Bundesrat übernimmt konsequent keine Verantwortung
All diesen Kräften, Gruppen, Institutionen leihen die Mitglieder des Bundesrats, das hat die Erfahrung gezeigt, bereitwillig ihr Ohr – oder anders ausgedrückt: Unsere Landesregierung hat es in den letzten Jahren (fast seit dem Beginn der siebenjährigen Verhandlungen um ein Rahmenabkommen) verstanden, konsequent keine eigene Verantwortung zu übernehmen, sich nie zu exponieren. Sie tut nicht viel mehr, als die tüchtige Staatssekretärin, Livia Leu, regelmässig zu Sondierungen nach Brüssel zu schicken. Das nächste Treffen bei der EU ist für April geplant. Es wird dann das neunte sein. Wird sie auch danach wieder äussern, die Zeit für Verhandlungen sei noch nicht reif?

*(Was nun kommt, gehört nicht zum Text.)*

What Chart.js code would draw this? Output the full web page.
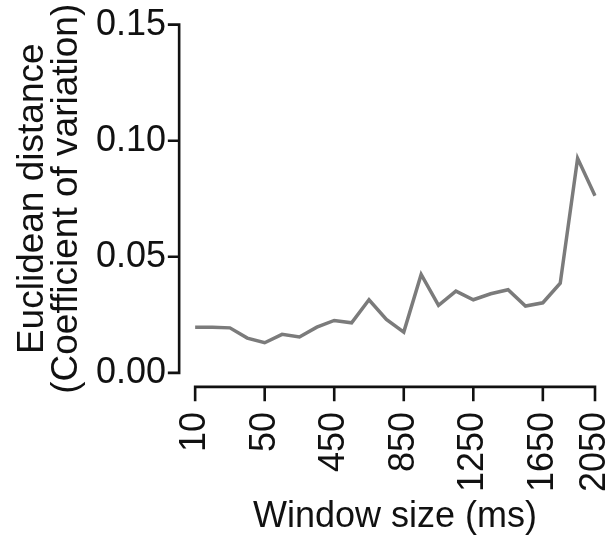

Der Zeitrahmen wird immer knapper. In der Schweiz stehen Wahlen bevor, was bedeutet, dass sich immer weniger Politikerinnen und Politiker mit Positionsbezügen aus der Deckung wagen werden. Die EU-Kommission in ihrer jetzigen Zusammensetzung ist noch bis 2024 im Amt. EU-Vizepräsident Sefcovic wies, wie erwähnt, bei seinem Besuch in der Schweiz darauf hin. Bis eine neue Kommission in der Amtsführung eine gewisse Routine hat, dauert es mindestens einige Monate, wahrscheinlich eher länger. Und wer sich dann in Brüssel ins ungeliebte Schweiz-Dossier einarbeiten möchte, ist nicht vorhersehbar.
Das alles kommt, klar und leider, Forderungen wie der von einem Mitglied von «Kompass Europa» geäusserten entgegen: Pause. Nur besteht das Risiko, dass die Pause zum Herzstillstand führen kann.